Keberhasilan penyelenggaraan pendidikan yang berkualitas sangat terkait erat dengan keberhasilan peningkatan kompetensi dan profesionalisme pendidik dan tenaga kependidikan (PTK) tanpa menafikan faktor-faktor lainnya seperti sarana dan prasarana dan pembiayaan. Pengawas sekolah merupakan salah satu pendidik dan tenaga kependidikan  psosisinya memiliki peran yang signifikan dan strategik dalam meningkatkan profesionalisme guru dan mutu pendidikan di sekolah.

Peraturan Pemerintah no 74 tahun 2008 tentang Guru pada pasal 15 ayat 4 menyatakan bahwa guru yang diangkat dalam jabatan pengawas satuan pendidikan melakukan tugas pembimbingan dan pelatihan profesional guru dan tugas pengawasan. Tugas pengawasan yang dimaksud adalah melaksanakan kegiatan pengawasan akademik dan pengawasan manajerial, dan untuk implementasi tugas tersebut tertuang dalam Peraturan Menteri Pendayagunaan Aparatur Negara dan Reformasi Birokrasi nomor 21 tahun 2010 tentang Jabatan Fungsional Pengawas Sekolah dan Angka Kreditnya.

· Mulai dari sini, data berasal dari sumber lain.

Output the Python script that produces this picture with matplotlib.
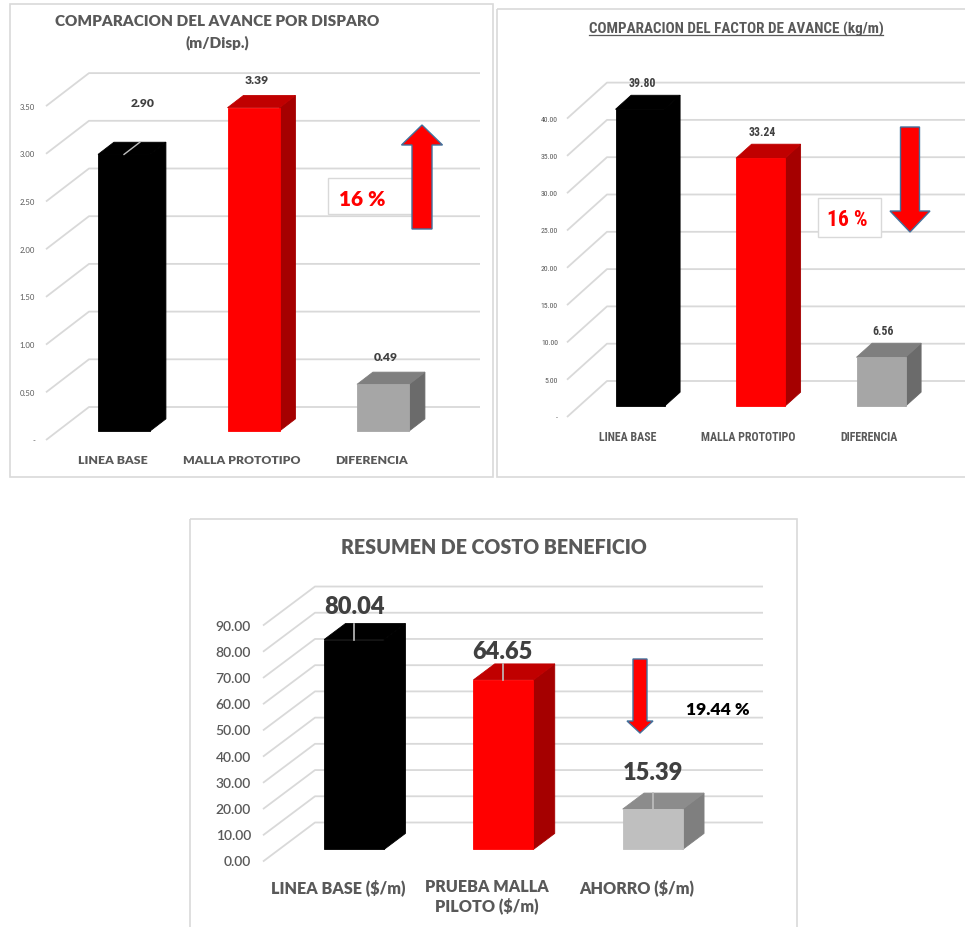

Kegiatan pengawasan  merupakan  kegiatan yang dilakukan pengawas sekolah dalam menyusun program pengawasan, melaksanakan program pengawasan, evaluasi hasil pelaksanaan program, dan melaksanakan pembimbingan dan pelatihan profesional guru.  Peraturan Pemerintah nomor 74 tahun 2008 tentang guru pada pasal 15 ayat 4 dijelaskan bahwa pengawas sekolah harus melaksanakan kegiatan pengawasan akademik dan pengawasan manajerial. Dengan demikian pengawas sekolah dituntut mempunyai kuailifikasi dan kompetensi yang memadai untuk dapat menjalankan tugas kepengawasannya. Peraturan Menteri Pendidikan Nasional Republik Indonesia Nomor 12 tahun 2007 tentang Standar Pengawas Sekolah/Madrasah, menyebutkan bahwa seorang pengawas sekolah wajib mempunyai enam dimensi kompetensi minimal yaitu kompetensi kepribadian, supervisi manajerial, supervisi akademik, evaluasi pendidikan, penelitian pengembangan, dan kompetensi sosial.





B.     Rumusan Masalah
Dari beberapa penjelasan di atas, maka dalam makalah ini penulis akan merumuskan beberapa masalah, sebagai berikut:
1.    Apa yang dimaksud dengan kepemimpinan pengawas PAI dalam tugas kepengawasannnya di sekolah?
2.    Bagaimana karakteristik kepemimpinan pengawas PAI dalam tugas kepengawasannnya di sekolah?

















BAB II
PEMBAHASAN
A.      Pengertian Kepemimpinan Pengawas PAI.
            Defenisi kepemimpinan sangat banyak, untuk memperoleh tentang keragaman defenisi kepemimpinan, Rivai dan Murni (2009, hlm. 285) mengemukan beberapa defenisi kepemimpinan menurut masing-masing pendapat, sebagai berikut:
1.    Kepemimpinan adalah kemampuan seseorang untuk mempengaruhi pihak lain berbuat sesuai dengan kehendak oarang itu, meskipun pihak lain itu tidak menghendakinya.
2.    Kepemimpinan adalah suatu kegiatan untuk mempengaruhi prilaku orang-orang agar bekerja sama menuju kepada suatu tujuan tertentu yang mereka inginkan bersama (Siagian).
3.    Kepemimpinan adalah suatu proses mempengaruhi aktivitas kelompok dalam rangka pemuasan dan pencapaian tujuan (Stogdill).
4.    Kepemimpinan adalah kegiatan dalam mempengaruhi orang lain untuk bekerja keras dengan penuh kemauan untuk tujuan kelompok (George Terry).
5.    Kepemimpinan adalah proses mempengaruhi kegiatan-kegiatan seseorang atau kelompok dalam usahanya mencapai tujuan di dalam suatu situasi tertentu (Blanchard).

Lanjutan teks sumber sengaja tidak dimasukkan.